Hey all. I posted this in another writing community, and figured I'd ask the question here as well for different opinions and answers. Basically my problem with the scene I'm working on is the whole "what's at stake" for my character. I'm really not sure. He's in a psychologist's office, and it's his last day in the psych ward (three months are up, at least). The psychologist is actually the follower of both the gods truth and lies in one body, so he has multiple personalities. The part where his darker personality comes out is when he asks Rick if he knows why he's there. From that point I'm not sure where to go, except they're going to have a lot of conversations throughout, and I'm not sure if there's even a stake for Rick. Does anyone have a certain process on how to come up with a stake for a character in a scene, when it seems like there is none?
Sounds just like you don't know your own story all that well if you don't know why you're writing this scene. I mean, how could you not know what's at stake for the MC. You should have more or less a good idea of where you want to lead your MC.
I'm up to fifteen chapters in it, and I know the whole story and most of every other scene I've written out there as well as the ones that aren't yet written, but this one is eluding me at the moment. The scene I'm writing is one that's in the center of all the other scenes. I skipped it, and now I'm going back to writing it.
Then I'm even more confused. If you've already went past this scene as you worked on future scenes, you already know the desired outcome of that scene. So, you just need to know how to move through it but you don't know if there is a stake for the MC. If you've written the future scenes, does that scene affect anything for the MC or could have if it went the other way?
The desired outcome...basically, he IS going to leave the psych ward, but not the easy way.
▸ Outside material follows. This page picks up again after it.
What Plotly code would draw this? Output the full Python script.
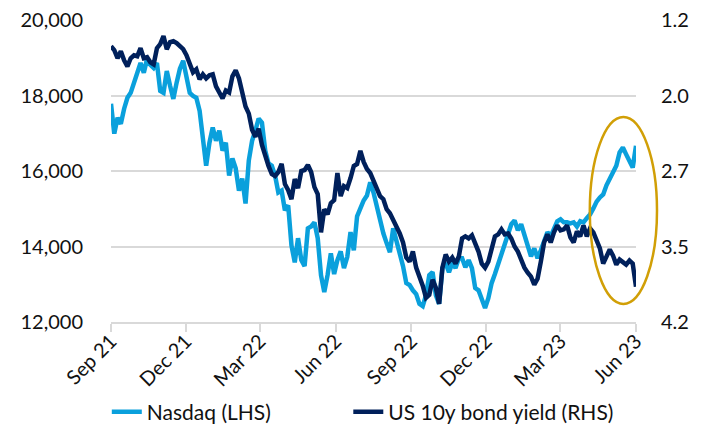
import pandas as pd
import plotly.graph_objects as go

# ---- data ----
start_date = "2021-09-01"
end_date = "2023-06-01"

nasdaq = [
    17780, 16990, 17410, 17250, 17650, 17940, 18070, 18340, 18520, 18860,
    18600, 18970, 18810, 18730, 18860, 18120, 18070, 18650, 18260, 17910,
    18340, 18710, 18920, 18520, 18070, 17990, 17940, 17600, 16800, 16140,
    16750, 17150, 16800, 17070, 16540, 16750, 15880, 16330, 16070, 15480,
    15800, 15140, 16280, 16800, 17070, 17390, 17280, 16540, 16200, 16140,
    15880, 15430, 15480, 14960, 15090, 14030, 13580, 14220, 13640, 13480,
    14480, 14530, 14640, 14220, 13240, 12790, 13240, 13820, 13270, 13640,
    13870, 13430, 13720, 14380, 13900, 14800, 15010, 15220, 15350, 15700,
    15430, 15040, 14690, 14350, 14090, 13850, 14480, 14160, 13870, 13480,
    13030, 12980, 12840, 12740, 12480, 12420, 12710, 13240, 13320, 12710,
    12480, 13430, 13560, 13320, 13560, 13430, 13690, 13690, 13450, 13640,
    13430, 12900, 12840, 12630, 12370, 12630, 13030, 13270, 13530, 13740,
    13980, 14240, 14590, 14690, 14430, 14590, 14270, 14010, 13740, 13950,
    13690, 13900, 14160, 14380, 14270, 14480, 14670, 14720, 14640, 14640,
    14610, 14640, 14530, 14670, 14640, 14750, 14850, 15010, 15190, 15300,
    15380, 15620, 15800, 15960, 16140, 16490, 16620, 16440, 16280, 16090,
    16670,
]

us10y = [
    1.46, 1.50, 1.58, 1.51, 1.60, 1.66, 1.58, 1.55, 1.56, 1.48,
    1.58, 1.57, 1.62, 1.64, 1.48, 1.44, 1.36, 1.49, 1.42, 1.41,
    1.43, 1.46, 1.49, 1.55, 1.63, 1.72, 1.69, 1.79, 1.74, 1.78,
    1.75, 1.74, 1.86, 1.91, 1.98, 1.90, 1.92, 1.76, 1.70, 1.78,
    1.92, 2.06, 2.13, 2.29, 2.36, 2.28, 2.44, 2.56, 2.65, 2.73,
    2.75, 2.71, 2.63, 2.83, 2.89, 2.98, 2.78, 2.87, 2.70, 2.69,
    2.64, 2.71, 2.86, 2.93, 3.31, 3.08, 3.13, 3.02, 2.99, 2.72,
    2.95, 2.85, 2.87, 2.77, 2.65, 2.63, 2.50, 2.61, 2.68, 2.72,
    2.80, 2.87, 2.95, 2.98, 3.08, 3.12, 3.18, 3.26, 3.32, 3.41,
    3.56, 3.60, 3.50, 3.66, 3.74, 3.84, 3.96, 3.93, 3.78, 3.86,
    4.02, 3.66, 3.53, 3.60, 3.56, 3.62, 3.55, 3.37, 3.35, 3.37,
    3.34, 3.41, 3.50, 3.62, 3.66, 3.60, 3.45, 3.35, 3.33, 3.28,
    3.33, 3.32, 3.37, 3.45, 3.50, 3.58, 3.66, 3.71, 3.75, 3.83,
    3.77, 3.60, 3.41, 3.33, 3.41, 3.31, 3.24, 3.29, 3.28, 3.24,
    3.36, 3.41, 3.30, 3.35, 3.24, 3.35, 3.27, 3.31, 3.39, 3.47,
    3.62, 3.55, 3.48, 3.54, 3.63, 3.58, 3.60, 3.63, 3.59, 3.62,
    3.85,
]

x_tick_dates = ["2021-09-01", "2021-12-01", "2022-03-01", "2022-06-01",
                "2022-09-01", "2022-12-01", "2023-03-01", "2023-06-01"]
x_tick_labels = ["Sep 21", "Dec 21", "Mar 22", "Jun 22",
                 "Sep 22", "Dec 22", "Mar 23", "Jun 23"]
left_ticks = [12000, 14000, 16000, 18000, 20000]
right_tick_vals = [1.2, 1.95, 2.7, 3.45, 4.2]
right_tick_labels = ["1.2", "2.0", "2.7", "3.5", "4.2"]

series_names = ["Nasdaq (LHS)", "US 10y bond yield (RHS)"]

dates = pd.date_range(start_date, end_date, periods=len(nasdaq))

LIGHT = "#0AA0DC"
NAVY = "#00205B"
GRID = "#D9D9D9"
FONT = "Lato"
TXT = "#111111"
TICK_SIZE = 20
LEG_SIZE = 21

fig = go.Figure()
fig.add_trace(go.Scatter(x=dates, y=nasdaq, name=series_names[0], mode="lines",
                         line=dict(color=LIGHT, width=4.5), yaxis="y",
                         legend="legend"))
fig.add_trace(go.Scatter(x=dates, y=us10y, name=series_names[1], mode="lines",
                         line=dict(color=NAVY, width=4.5), yaxis="y2",
                         legend="legend2"))

leg_common = dict(orientation="h", yanchor="middle", y=-0.298, xanchor="left",
                  font=dict(size=LEG_SIZE, family=FONT, color=TXT),
                  bgcolor="rgba(0,0,0,0)")

fig.update_layout(
    width=704, height=432,
    margin=dict(l=111, r=68, t=20, b=110, autoexpand=False),
    paper_bgcolor="white", plot_bgcolor="white",
    font=dict(family=FONT, size=TICK_SIZE, color=TXT),
    showlegend=True,
    legend=dict(x=-0.008, **leg_common),
    legend2=dict(x=0.452, **leg_common),
    xaxis=dict(
        type="date", range=[start_date, end_date], automargin=False,
        tickmode="array", tickvals=x_tick_dates, ticktext=x_tick_labels,
        tickangle=-45, showgrid=False, zeroline=False,
        showline=True, linecolor=GRID, linewidth=1.5,
        ticks="outside", ticklen=8, tickcolor=GRID, tickwidth=1.5,
        ticklabelstandoff=-10,
        tickfont=dict(size=TICK_SIZE, family=FONT, color=TXT),
    ),
    yaxis=dict(
        range=[12000, 20000], tickmode="array", tickvals=left_ticks,
        tickformat=",", showgrid=True, gridcolor=GRID, gridwidth=1.5,
        zeroline=False, showline=False, ticks="", automargin=False,
        ticklabelstandoff=27,
        tickfont=dict(size=TICK_SIZE, family=FONT, color=TXT),
    ),
    yaxis2=dict(
        range=[4.2, 1.2], overlaying="y", side="right", automargin=False,
        tickmode="array", tickvals=right_tick_vals, ticktext=right_tick_labels,
        showgrid=False, zeroline=False, showline=False, ticks="",
        ticklabelstandoff=24,
        tickfont=dict(size=TICK_SIZE, family=FONT, color=TXT),
    ),
)

fig.add_shape(type="circle", xref="paper", yref="paper",
              x0=0.912, x1=1.040, y0=0.060, y1=0.679,
              line=dict(color="#D19F06", width=2.5), layer="above")

fig.write_html("out.html", config={"displayModeBar": False},
               post_script="document.body.style.margin='0px';")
He's going to confront multiple people, and there's a kind of time gap between this scene and another with a follower of the god of lust. In that scene, he manages to escape the lust he feels for her and his true desire of finding his daughter. I'm not sure if there's a scene following this one is one of my problems. Another is I'm not quite sure what the psychologist is getting at during the session. So yeah, my problem is moving through the scene. I guess the stake is leaving the psych ward today, and by doing hat he has to fake like he's no longer thinking of revenge on his ex-wife and taking his daughter away. But...I don't know. I could still go that route, and it would activate the liar side of the psychologist. Perhaps my problem was figuring out how Rick was going to fake out the psychologist by saying he was better when the psychologist was initially going to start talking about the gods Rick doesn't know about. The questions you've posed have helped me think about it better. Sometimes it's the right question that pushes me to think the right way.
While it's true that every scene must serve a purpose, I wouldn't get obsessed over the character's stake in every scene. In general, beware of rigid formulas and writing systems. If a scene advances the story or contributes to the development of a character, it's a good scene.
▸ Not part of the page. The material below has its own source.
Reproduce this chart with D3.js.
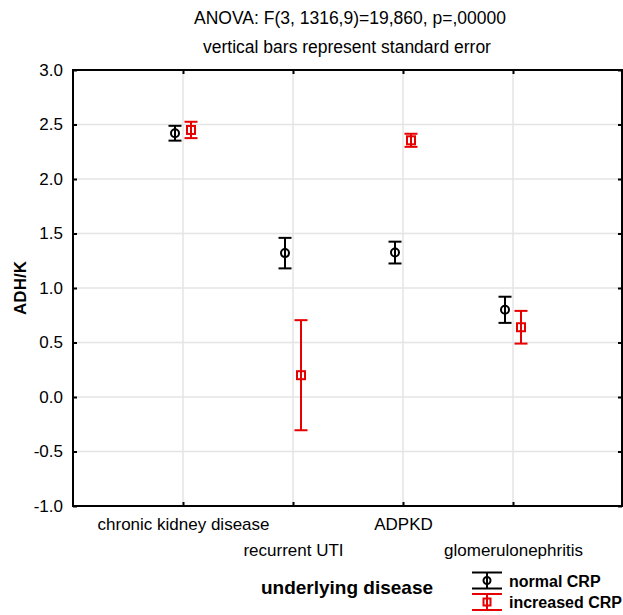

"Wired for Story" is as good reference for what you are asking if you can find a copy and the time to read it.
I'm glad some good came out of my barrage of questions. Sorry if I sounded rude, I just tend not to walk on eggshells all the time.
It sounds as if you're defining a scene as the action in any one setting. That's true for stage and screen, but not on the page. Any scene has certain elements. The protagonist enters with a goal that the reader is quickly aware of. Something will happen to interfere with that and the protagonist will try to resolve the problem. It might require a new scene goal, but might not. In any case, tension has just entered. The protagonist will continue to try to control their environment, but nothing seems to go right and the situation worsens and the tension continues to rise. This can happen over days and in multiple locations, but the protagonist can't either let go or resolve the problem. Obviously, this can't go on or the tension will reach lethal levels, so we end the scene with the protagonist forced to leave the field, ending the scene and setting up for the next one. The action in the office may be only the beginning of the scene.
Rick is in the psych ward. I assume, then, that what's at stake is that he wants out. I realize that that may feel too simple, but often the simple works.
This was it, really. I was trying to think too big on everything and wasn't looking at the most simplistic answer possible.